=== Requirements ===
Exactly as written, retype the listing below, omitting the pictures.

[Begin Data lines]

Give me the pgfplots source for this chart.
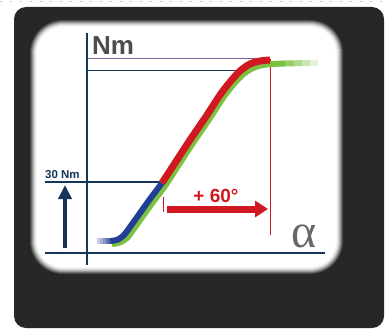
\documentclass[border=0pt]{standalone}
\usepackage{pgfplots}
\pgfplotsset{compat=1.18}
\usepackage{fontspec}
\setmainfont{Liberation Sans}
\newfontfamily\serifgreek{Liberation Serif}
\usetikzlibrary{arrows.meta}
\definecolor{bgdark}{HTML}{262828}
\definecolor{navy}{HTML}{15365A}
\definecolor{myred}{HTML}{D01820}
\definecolor{mygreen}{HTML}{7CC242}
\definecolor{myblue}{HTML}{223F95}
\definecolor{lilac}{HTML}{806090}
\definecolor{txtgray}{HTML}{4D4D4D}
\begin{document}
\begin{tikzpicture}
\begin{axis}[hide axis, scale only axis, width=390pt, height=329pt,
  xmin=0, xmax=390, ymin=0, ymax=329, y dir=reverse, no markers,
  at={(0,0)}, anchor=south west]
% page and dark frame
\fill[white] (axis cs:0,0) rectangle (axis cs:390,329);
\draw[gray!45, line width=1.5pt, dash pattern=on 2pt off 8pt] (axis cs:0,1.5) -- (axis cs:390,1.5);
\fill[bgdark, rounded corners=12pt] (axis cs:14,7) rectangle (axis cs:384,328);
% glowing white panel
\fill[bgdark!100!white, rounded corners=34pt] (axis cs:29,19) rectangle (axis cs:344,275);
\fill[bgdark!85!white, rounded corners=33pt] (axis cs:30,20) rectangle (axis cs:343,274);
\fill[bgdark!68!white, rounded corners=32pt] (axis cs:31,21) rectangle (axis cs:342,273);
\fill[bgdark!50!white, rounded corners=31pt] (axis cs:32,22) rectangle (axis cs:341,272);
\fill[bgdark!34!white, rounded corners=30pt] (axis cs:33,23) rectangle (axis cs:340,271);
\fill[bgdark!20!white, rounded corners=29pt] (axis cs:34,24) rectangle (axis cs:339,270);
\fill[bgdark!10!white, rounded corners=28pt] (axis cs:35,25) rectangle (axis cs:338,269);
\fill[bgdark!4!white, rounded corners=27pt] (axis cs:36,26) rectangle (axis cs:337,268);
\fill[white, rounded corners=26pt] (axis cs:37,27) rectangle (axis cs:336,267);
% guide lines
\addplot[lilac, line width=1pt] coordinates {(87,58.5) (270,58.5)};
\addplot[navy, line width=1pt] coordinates {(87,70.5) (243,70.5)};
\addplot[navy, line width=1.4pt] coordinates {(45,182) (160,182)};
\addplot[myred, line width=1pt] coordinates {(270,59) (270,235)};
\addplot[myred, line width=1pt] coordinates {(163,197) (163,212)};
% axes
\addplot[navy, line width=2.2pt] coordinates {(87,33) (87,265)};
\addplot[navy, line width=2.5pt] coordinates {(45,253) (325,253)};
% green curve
\addplot[mygreen, line width=6pt, smooth] coordinates {(112,244) (120,242.5) (127,238) (133,230) (143,216) (153,202) (165,186) (178,166) (193,143) (210,118) (223,98) (233,85) (243,74.5) (253,68) (263,65) (273,64) (285,63.5)};
\addplot[mygreen, opacity=0.8, line width=6pt] coordinates {(285,63.5) (294,63.3)};
\addplot[mygreen, opacity=0.6, line width=6pt] coordinates {(294,63.3) (302,63.1)};
\addplot[mygreen, opacity=0.4, line width=6pt] coordinates {(302,63.1) (310,62.9)};
\addplot[mygreen, opacity=0.2, line width=6pt] coordinates {(310,62.9) (318,62.7)};
% blue and red curve
\addplot[myblue!25!white, line width=6pt] coordinates {(97,241) (100,241)};
\addplot[myblue!40!white, line width=6pt] coordinates {(100,241) (103,241)};
\addplot[myblue!55!white, line width=6pt] coordinates {(103,241) (106,241)};
\addplot[myblue!72!white, line width=6pt] coordinates {(106,241) (109,241)};
\addplot[myblue!88!white, line width=6pt] coordinates {(109,241) (112,241)};
\addplot[myblue, line width=6pt, smooth] coordinates {(111,241) (118,239.5) (124,235) (130,227) (140,213) (150,199) (162,183)};
\addplot[myred, line width=7pt, smooth] coordinates {(162,183) (175,163) (190,140) (207,115) (220,95) (230,82) (240,71) (250,64) (260,61) (270,60)};
% arrows
\addplot[myred, line width=7pt, -{Triangle[length=13pt,width=16pt]}] coordinates {(167,209) (268,209)};
\addplot[navy, line width=4.5pt, -{Triangle[length=14pt,width=13pt]}] coordinates {(65,248) (65,185)};
% labels
\node[anchor=base west, inner sep=0pt, text=txtgray, font=\fontsize{26}{26}\selectfont\bfseries] at (axis cs:92,55) {Nm};
\node[anchor=base west, inner sep=0pt, text=navy, font=\fontsize{11.5}{12}\selectfont\bfseries] at (axis cs:45,178) {30 Nm};
\node[anchor=base, inner sep=0pt, text=myred, font=\fontsize{19}{19}\selectfont\bfseries] at (axis cs:216,202) {+ 60°};
\node[anchor=base west, inner sep=0pt, text=txtgray!85!white, font=\serifgreek\fontsize{48}{48}\selectfont] at (axis cs:291,247) {α};
\end{axis}
\end{tikzpicture}
\end{document}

[End Data lines]

=== In response ===
Give me the pgfplots source for this chart.
\documentclass[border=0pt]{standalone}
\usepackage{pgfplots}
\pgfplotsset{compat=1.18}
\usepackage{fontspec}
\setmainfont{Liberation Sans}
\newfontfamily\serifgreek{Liberation Serif}
\usetikzlibrary{arrows.meta}
\definecolor{bgdark}{HTML}{262828}
\definecolor{navy}{HTML}{15365A}
\definecolor{myred}{HTML}{D01820}
\definecolor{mygreen}{HTML}{7CC242}
\definecolor{myblue}{HTML}{223F95}
\definecolor{lilac}{HTML}{806090}
\definecolor{txtgray}{HTML}{4D4D4D}
\begin{document}
\begin{tikzpicture}
\begin{axis}[hide axis, scale only axis, width=390pt, height=329pt,
  xmin=0, xmax=390, ymin=0, ymax=329, y dir=reverse, no markers,
  at={(0,0)}, anchor=south west]
% page and dark frame
\fill[white] (axis cs:0,0) rectangle (axis cs:390,329);
\draw[gray!45, line width=1.5pt, dash pattern=on 2pt off 8pt] (axis cs:0,1.5) -- (axis cs:390,1.5);
\fill[bgdark, rounded corners=12pt] (axis cs:14,7) rectangle (axis cs:384,328);
% glowing white panel
\fill[bgdark!100!white, rounded corners=34pt] (axis cs:29,19) rectangle (axis cs:344,275);
\fill[bgdark!85!white, rounded corners=33pt] (axis cs:30,20) rectangle (axis cs:343,274);
\fill[bgdark!68!white, rounded corners=32pt] (axis cs:31,21) rectangle (axis cs:342,273);
\fill[bgdark!50!white, rounded corners=31pt] (axis cs:32,22) rectangle (axis cs:341,272);
\fill[bgdark!34!white, rounded corners=30pt] (axis cs:33,23) rectangle (axis cs:340,271);
\fill[bgdark!20!white, rounded corners=29pt] (axis cs:34,24) rectangle (axis cs:339,270);
\fill[bgdark!10!white, rounded corners=28pt] (axis cs:35,25) rectangle (axis cs:338,269);
\fill[bgdark!4!white, rounded corners=27pt] (axis cs:36,26) rectangle (axis cs:337,268);
\fill[white, rounded corners=26pt] (axis cs:37,27) rectangle (axis cs:336,267);
% guide lines
\addplot[lilac, line width=1pt] coordinates {(87,58.5) (270,58.5)};
\addplot[navy, line width=1pt] coordinates {(87,70.5) (243,70.5)};
\addplot[navy, line width=1.4pt] coordinates {(45,182) (160,182)};
\addplot[myred, line width=1pt] coordinates {(270,59) (270,235)};
\addplot[myred, line width=1pt] coordinates {(163,197) (163,212)};
% axes
\addplot[navy, line width=2.2pt] coordinates {(87,33) (87,265)};
\addplot[navy, line width=2.5pt] coordinates {(45,253) (325,253)};
% green curve
\addplot[mygreen, line width=6pt, smooth] coordinates {(112,244) (120,242.5) (127,238) (133,230) (143,216) (153,202) (165,186) (178,166) (193,143) (210,118) (223,98) (233,85) (243,74.5) (253,68) (263,65) (273,64) (285,63.5)};
\addplot[mygreen, opacity=0.8, line width=6pt] coordinates {(285,63.5) (294,63.3)};
\addplot[mygreen, opacity=0.6, line width=6pt] coordinates {(294,63.3) (302,63.1)};
\addplot[mygreen, opacity=0.4, line width=6pt] coordinates {(302,63.1) (310,62.9)};
\addplot[mygreen, opacity=0.2, line width=6pt] coordinates {(310,62.9) (318,62.7)};
% blue and red curve
\addplot[myblue!25!white, line width=6pt] coordinates {(97,241) (100,241)};
\addplot[myblue!40!white, line width=6pt] coordinates {(100,241) (103,241)};
\addplot[myblue!55!white, line width=6pt] coordinates {(103,241) (106,241)};
\addplot[myblue!72!white, line width=6pt] coordinates {(106,241) (109,241)};
\addplot[myblue!88!white, line width=6pt] coordinates {(109,241) (112,241)};
\addplot[myblue, line width=6pt, smooth] coordinates {(111,241) (118,239.5) (124,235) (130,227) (140,213) (150,199) (162,183)};
\addplot[myred, line width=7pt, smooth] coordinates {(162,183) (175,163) (190,140) (207,115) (220,95) (230,82) (240,71) (250,64) (260,61) (270,60)};
% arrows
\addplot[myred, line width=7pt, -{Triangle[length=13pt,width=16pt]}] coordinates {(167,209) (268,209)};
\addplot[navy, line width=4.5pt, -{Triangle[length=14pt,width=13pt]}] coordinates {(65,248) (65,185)};
% labels
\node[anchor=base west, inner sep=0pt, text=txtgray, font=\fontsize{26}{26}\selectfont\bfseries] at (axis cs:92,55) {Nm};
\node[anchor=base west, inner sep=0pt, text=navy, font=\fontsize{11.5}{12}\selectfont\bfseries] at (axis cs:45,178) {30 Nm};
\node[anchor=base, inner sep=0pt, text=myred, font=\fontsize{19}{19}\selectfont\bfseries] at (axis cs:216,202) {+ 60°};
\node[anchor=base west, inner sep=0pt, text=txtgray!85!white, font=\serifgreek\fontsize{48}{48}\selectfont] at (axis cs:291,247) {α};
\end{axis}
\end{tikzpicture}
\end{document}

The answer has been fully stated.